Beat the AI: Investigating Adversarial Human Annotation for Reading Comprehension

Innovations in annotation methodology have been a catalyst for Reading Comprehension (RC) datasets and models. One recent trend to challenge current RC models is to involve a model in the annotation process: Humans create questions adversarially, such that the model fails to answer them correctly. In this work we investigate this annotation methodology and apply it in three different settings, collecting a total of 36,000 samples with progressively stronger models in the annotation loop.

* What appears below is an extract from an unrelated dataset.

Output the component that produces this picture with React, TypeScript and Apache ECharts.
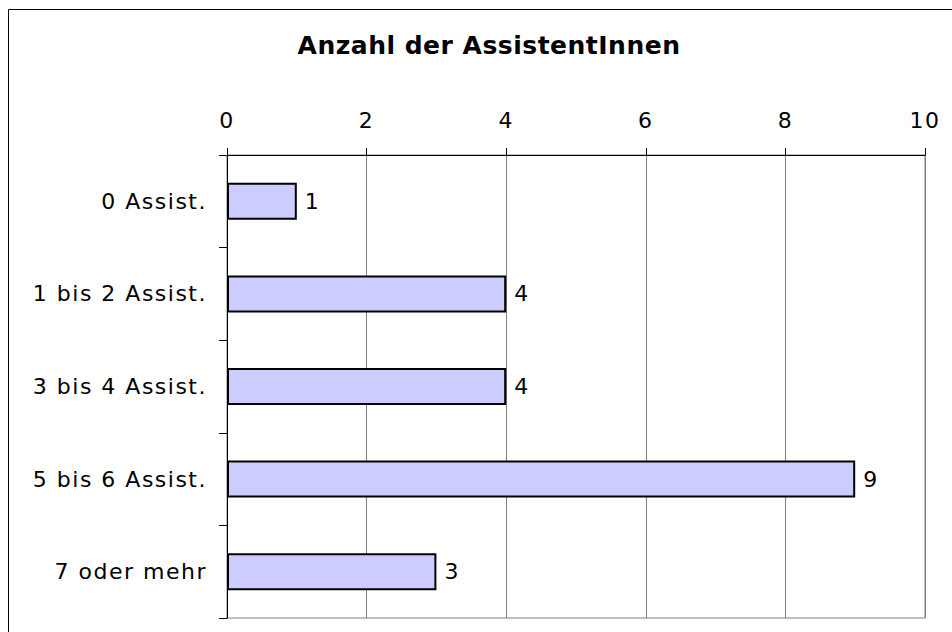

This allows us to explore questions such as the reproducibility of the adversarial effect, transfer from data collected with varying model-in-the-loop strengths, and generalization to data collected without a model. We find that training on adversarially collected samples leads to strong generalization to non-adversarially collected datasets, yet with progressive performance deterioration with increasingly stronger models-in-the-loop. Furthermore, we find that stronger models can still learn from datasets collected with substantially weaker models-in-the-loop. When trained on data collected with a BiDAF model in the loop, RoBERTa achieves 39.9F1 on questions that it cannot answer when trained on SQuAD—only marginally lower than when trained on data collected using RoBERTa itself (41.0F1).

[1]  Sebastian Riedel,et al.  Constructing Datasets for Multi-hop Reading Comprehension Across Documents , 2017, TACL.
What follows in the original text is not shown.